Tuesday, February 21, 2006

I Needed a Hero, Part II


I’ve never really been an outliner. I’m pretty sure that it goes back to my inability to study. All through both high school and college, I never really learned how to study. I never had to. See, I’m smart. I say this not as a boast, or to impress, or even bludgeon lesser beings with my Khan-like superior intellect. (As with all things, I’ve met people so much smarter than I that they literally make rooms brighter with the luminescence of their big brains.) I say this to help illustrate this point. I’m smart and, unfortunately, also lazy. The former helps enable the latter, like the friend who orders dessert even though he totally knows you’re on a diet but will still eat half the damned brownie sundae just because its on the friggin' table. Taunting you.

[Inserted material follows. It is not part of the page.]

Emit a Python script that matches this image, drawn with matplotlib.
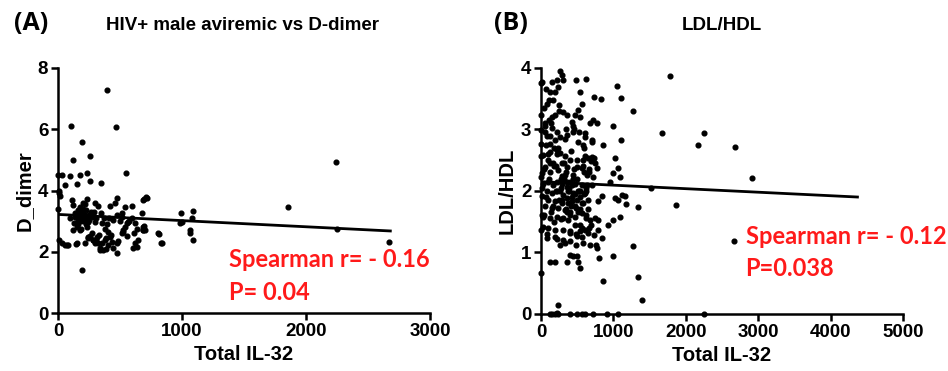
import matplotlib
matplotlib.use("Agg")
import matplotlib.pyplot as plt
from matplotlib.font_manager import FontProperties

# ---- panel A : Total IL-32 vs D-dimer ----
a_x = [398, 465, 108, 194, 121, 261, 546, 2245, 1855, 2670, 2250, 194,
       989, 1003, 1089, 1083, 1067, 1062, 1089, 815, 833, 691, 712, 691, 685,
       0, 35, 94, 175, 234, 54, 156, 261, 350, 8, 19, 3, 8, 54, 80, 143,
       8, 110, 124, 231, 204, 298, 322, 473, 460, 420, 540, 594, 715, 688,
       97, 137, 164, 191, 218, 245, 272, 151, 177, 231, 124, 298, 379, 406,
       446, 473, 513, 554, 540, 567, 527, 621, 635, 675, 688, 702, 809, 836, 984,
       30, 70, 151, 218, 245, 272, 285, 312, 325, 339, 366, 406, 379, 420, 433,
       446, 473, 473, 513, 527, 607, 635, 648, 621, 688,
       150, 170, 185, 205, 215, 228, 250, 262, 290, 305, 345, 358, 372, 392,
       415, 430, 500, 520, 575, 600, 160, 180, 200, 240, 255, 280, 300, 340, 390,
       140, 165, 190, 210, 225, 200, 185, 235, 175, 250, 265, 220, 130, 310, 330,
       355, 385, 480, 560, 610]
a_y = [7.29, 6.08, 6.12, 5.58, 5.0, 5.11, 4.58, 4.93, 3.45, 2.31, 2.74, 1.41,
       3.26, 2.96, 3.34, 3.10, 2.72, 2.61, 2.39, 2.57, 2.28, 3.72, 3.79, 2.83, 2.72,
       4.49, 4.49, 4.46, 4.52, 4.57, 4.19, 4.21, 4.30, 4.24, 4.0, 3.83, 3.4, 2.39, 2.23, 2.21, 2.25,
       3.93, 3.69, 3.53, 3.71, 3.58, 3.58, 3.5, 3.75, 3.58, 3.5, 3.47, 3.5, 3.75, 3.69,
       3.09, 3.15, 3.04, 3.26, 3.2, 2.98, 3.15, 2.82, 2.71, 2.82, 2.71, 2.98, 2.73, 2.66,
       3.04, 3.2, 3.26, 2.93, 2.82, 2.98, 2.66, 2.93, 2.73, 3.26, 2.82, 2.71, 2.6, 2.28, 2.93,
       2.28, 2.22, 2.28, 2.28, 2.49, 2.6, 2.39, 2.49, 2.28, 2.11, 2.06, 2.22, 2.39, 2.49, 2.33,
       2.11, 1.95, 2.28, 2.6, 2.71, 2.11, 2.17, 2.39, 2.28, 2.71,
       3.2, 3.1, 3.3, 3.0, 3.15, 3.35, 3.05, 3.25, 3.3, 3.1, 3.25, 2.95, 3.1, 2.9,
       3.1, 2.55, 3.0, 3.15, 3.0, 3.1, 2.9, 3.0, 3.18, 2.45, 2.5, 2.4, 2.3, 2.05, 2.1,
       3.25, 3.35, 3.05, 3.2, 2.9, 3.4, 2.75, 3.1, 3.45, 3.2, 3.3, 3.55, 2.95, 2.4, 2.55,
       2.3, 2.45, 2.35, 2.5, 2.6]
a_fit_x = [0, 2680]
a_fit_y = [3.22, 2.68]

# ---- panel B : Total IL-32 vs LDL/HDL ----
b_x = [1780, 1674, 2254, 2162, 2677, 2907, 1863, 2668, 1265, 1334, 1265, 1343, 1389, 860, 1518,
       2254, 124, 193, 240, 400, 492, 561, 607, 722, 906, 1067, 150, 215, 240,
       0, 0, 0, 0, 0, 0,
       262, 285, 225, 308, 147, 9, 69, 124, 193, 239, 170, 110, 87, 483, 621, 538, 561, 731, 823, 1044, 1099,
       147, 193, 115, 55, 308, 354, 423, 469, 515, 538, 676, 722, 768, 998, 0, 0, 55, 147, 216, 262, 363,
       446, 607, 607, 699, 860, 1099, 124, 193,
       32, 124, 216, 262, 331, 400, 55, 170, 285, 492, 584, 607, 653, 685, 731, 745, 768, 492, 561, 354,
       230, 124, 9, 1021, 1067, 998, 1090, 952, 331, 446, 630, 722,
       32, 101, 170, 225, 285, 354, 400, 469, 561, 78, 147, 216, 299, 377, 446, 538, 607, 9, 101, 193,
       285, 354, 423, 492, 584, 791, 837, 1021, 1067, 1113, 1159, 1173,
       55, 147, 239, 331, 400, 483, 561, 32, 124, 225, 308, 377, 469, 621, 676, 745, 791, 929, 998, 1090,
       23, 101, 193, 308, 400, 492, 538, 607, 653, 731, 791, 837,
       78, 225, 262, 331, 400, 483, 584, 676, 759, 400, 446, 497, 354, 124, 193, 515, 538, 805, 998, 768,
       60, 180, 250, 320, 410, 450, 520, 590, 650, 700, 40, 130, 270, 360, 440, 560, 620, 710,
       80, 200, 290, 380, 470, 540, 660, 100, 260, 350, 430, 510, 580,
       20, 65, 110, 160, 205, 250, 295, 340, 385, 425, 465, 505, 545, 590, 635,
       45, 90, 135, 180, 225, 270, 315, 360, 405, 450, 495, 535, 575, 620, 665,
       15, 70, 120, 175, 230, 280, 330, 375, 420, 470, 515, 560, 600, 645, 690,
       35, 85, 140, 195, 245, 300, 345, 395, 440, 485, 530, 570, 615, 660, 705]
b_y = [3.87, 2.94, 2.94, 2.74, 2.71, 2.21, 1.77, 1.19, 3.30, 1.74, 1.11, 0.60, 0.23, 0.53, 2.04,
       0.0, 0.0, 0.0, 0.0, 0.0, 0.0, 0.0, 0.0, 0.0, 0.0, 0.0, 0.0, 0.02, 0.14,
       3.75, 2.77, 2.56, 2.23, 0.66, 1.37,
       3.95, 3.88, 3.8, 3.8, 3.77, 3.77, 3.66, 3.61, 3.61, 3.69, 3.48, 3.48, 3.42, 3.8, 3.82, 3.61, 3.42, 3.52, 3.5, 3.71, 3.51,
       3.2, 3.23, 3.15, 3.1, 3.29, 3.23, 3.12, 3.23, 3.31, 3.2, 3.1, 3.15, 3.1, 3.05, 3.23, 2.99, 2.96, 3.02, 2.96, 2.88, 2.91,
       2.96, 2.94, 2.88, 2.83, 2.74, 2.83, 2.77, 2.83,
       2.58, 2.64, 2.66, 2.61, 2.56, 2.5, 2.39, 2.45, 2.45, 2.5, 2.5, 2.56, 2.53, 2.48, 2.53, 2.45, 2.37, 2.39, 2.37, 2.39,
       2.34, 2.31, 2.29, 2.53, 2.37, 2.29, 2.23, 2.15, 2.26, 2.26, 2.26, 2.23,
       2.12, 2.15, 2.1, 2.15, 2.12, 2.07, 2.15, 2.12, 2.1, 1.99, 1.96, 1.99, 1.94, 1.99, 1.96, 1.99, 1.96, 1.91, 1.85, 1.83,
       1.85, 1.88, 1.83, 1.85, 1.8, 1.83, 1.91, 1.88, 1.85, 1.94, 1.91, 1.79,
       1.75, 1.72, 1.72, 1.69, 1.66, 1.72, 1.64, 1.58, 1.56, 1.58, 1.56, 1.53, 1.58, 1.56, 1.53, 1.56, 1.53, 1.45, 1.53, 1.58,
       1.42, 1.39, 1.37, 1.37, 1.31, 1.26, 1.34, 1.37, 1.31, 1.29, 1.37, 1.23,
       1.23, 1.21, 1.12, 1.15, 1.18, 1.12, 1.15, 1.12, 1.12, 0.96, 0.94, 0.94, 0.85, 0.85, 0.85, 0.85, 0.75, 0.91, 0.94, 1.07,
       3.05, 2.7, 3.4, 2.2, 1.75, 3.0, 2.0, 2.3, 1.7, 2.8, 1.6, 2.45, 2.05, 1.65, 2.2, 1.8, 2.05, 2.55,
       2.9, 2.4, 1.8, 2.0, 1.95, 1.45, 2.35, 2.6, 2.0, 2.3, 2.1, 1.65, 2.75,
       2.05, 1.9, 2.2, 1.75, 2.0, 1.85, 2.25, 1.7, 2.05, 1.9, 1.75, 2.0, 1.7, 1.95, 2.1,
       2.35, 2.5, 1.65, 2.4, 2.6, 2.2, 2.45, 2.15, 1.6, 2.35, 2.2, 1.9, 2.4, 1.6, 2.3,
       1.6, 2.75, 2.9, 1.5, 2.7, 1.55, 2.85, 1.8, 2.65, 1.45, 2.8, 1.4, 2.7, 1.85, 1.45,
       3.35, 1.3, 3.1, 1.25, 3.3, 1.2, 3.0, 1.35, 3.05, 1.3, 2.95, 1.25, 2.0, 1.4, 2.1]
b_fit_x = [0, 4370]
b_fit_y = [2.15, 1.90]

tick_fp = FontProperties(family="Liberation Sans", weight="bold", size=13.5)
label_font = dict(family="Liberation Sans", weight="bold", size=14.5)
red_font = dict(family="Lato", weight="bold", size=17, color="#ff1a1a")

fig = plt.figure(figsize=(9.48, 3.71), dpi=100)


def style_axes(ax, xmax, xticks, ymax, yticks, ylabel):
    ax.set_xlim(0, xmax)
    ax.set_ylim(0, ymax)
    ax.set_xticks(xticks)
    ax.set_yticks(yticks)
    for s in ["top", "right"]:
        ax.spines[s].set_visible(False)
    for s in ["left", "bottom"]:
        ax.spines[s].set_linewidth(1.8)
    ax.tick_params(width=1.8, length=5, direction="out", pad=2)
    for lab in ax.get_xticklabels() + ax.get_yticklabels():
        lab.set_fontproperties(tick_fp)
    ax.set_xlabel("Total IL-32", fontdict=label_font, labelpad=4)
    ax.set_ylabel(ylabel, fontdict=label_font, labelpad=3)


# (A)
ax1 = fig.add_axes([0.0612, 0.156, 0.3924, 0.661])
ax1.plot(a_x, a_y, "o", color="black", ms=3.4, clip_on=False)
ax1.plot(a_fit_x, a_fit_y, color="black", lw=2)
style_axes(ax1, 3000, [0, 1000, 2000, 3000], 8, [0, 2, 4, 6, 8], "D_dimer")
ax1.text(0.46, 0.22, "Spearman r= - 0.16", transform=ax1.transAxes, va="center", **red_font)
ax1.text(0.46, 0.083, "P= 0.04", transform=ax1.transAxes, va="center", **red_font)

# (B)
ax2 = fig.add_axes([0.5707, 0.154, 0.3819, 0.663])
ax2.plot(b_x, b_y, "o", color="black", ms=3.4, clip_on=False)
ax2.plot(b_fit_x, b_fit_y, color="black", lw=2)
style_axes(ax2, 5000, [0, 1000, 2000, 3000, 4000, 5000], 4, [0, 1, 2, 3, 4], "LDL/HDL")
ax2.text(0.565, 0.315, "Spearman r= - 0.12", transform=ax2.transAxes, va="center", **red_font)
ax2.text(0.565, 0.185, "P=0.038", transform=ax2.transAxes, va="center", **red_font)

fig.text(14 / 948, 1 - 24 / 371, "(A)", family="Open Sans", weight="bold", size=18, va="center")
fig.text(243 / 948, 1 - 25 / 371, "HIV+ male aviremic vs D-dimer", family="Liberation Sans",
         weight="bold", size=13.5, ha="center", va="center")
fig.text(494 / 948, 1 - 24 / 371, "(B)", family="Open Sans", weight="bold", size=18, va="center")
fig.text(722 / 948, 1 - 25 / 371, "LDL/HDL", family="Liberation Sans",
         weight="bold", size=13.5, ha="center", va="center")

fig.savefig("out.png", dpi=100)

If I was just smart, I’d be a millionaire by now. Seriously. (I know guys—okay, one guy—who was not all that sharp and just sold his internet company for millions. Plural.) But the lazy is my kryptonite, lodged about 17 inches up my arse. So, in school, I was smart enough to be able to just reread the notes I’d taken and pass almost every test. Not excel, mind you, just pass. I was a solid B– underachiever, which, naturally, annoyed my parents to no end. I didn’t study because studying was hard and, again, me lazy. (My father is an immigrant from the poorest country in the Western hemisphere who carved a very, very nice life for himself through a combination of smarts and ball-busting hard work. You can imagine how pleased he was with me...)

When I started writing, I never much dug the index-card method. My writing partner did, because he was both smart and not lazy. I’m pretty sure he’s running Houston right now. I was always more inclined to wing it, which explains why I always dried up at page 40. I had the good characters, the good beginning, and the kick-ass ending, but no way to connect the dots.

But for Hero, I wrote an outline. Sketchy, sure, missing a couple of whole scenes, definitely, but I knew where I was going and, more importantly, knew generally how to get there. And it made all the difference. Writing is a high-wire act, no doubt. There’s a ton of risk, up there. Plenty of ways to go awry, lose your balance. It also provides a terrific stage to show off with some ninja-like acrobatics. But it’s worth remembering, always remembering…

The outline is the wire.

So, I finished Hero Unlimited, the story of a private investigator and his hand-picked team of misfits and ne'er do wells, hired by humanity to find the alien bastards who stole our sun and bring it back. A big-budget, sci-fi action story that was just funny enough to confuse more than one studio exec. And writing the last 50 pages of that screenplay were more fun than anything else I’ve ever done at a computer. (Yes, including playing Doom. What four-letter word were you expecting, you preverts?) It was downhill racing through a trail that I knew well, the wind of story racing through my hair.

My last for-me revision was completed a week before my son was born. I brought it with me to that year’s San Diego Comic Con, knowing that I’d see John Rogers there, doing a little Global Frequency schtick at a Wildstorm panel. And I did; spoke to him before and after his panel and, like a dick, didn’t give him the script. (For a small but totally understandable reason: He didn’t want to carry anything. Having done that Con three times now, I know the feeling. I used to ask each and every publisher who wanted me to look at their product to drop it in the mail. Walking that floor is enough of a Bataan Death March without having to serve as your own pack animal, weighed down with pounds of comics.)

I probably should’ve pressed him, but didn’t want to come off like a pushy schmuck, forcing my one and only Hollywood contact to do something he didn’t want to do because I desperately wanted, needed him to read my script.

So I FedExed it to him once I got back home. And it got lost on his desk. Because that's what happens. But I finally managed to get it to him. Of course, I had to fly all the way to Vancouver to do it.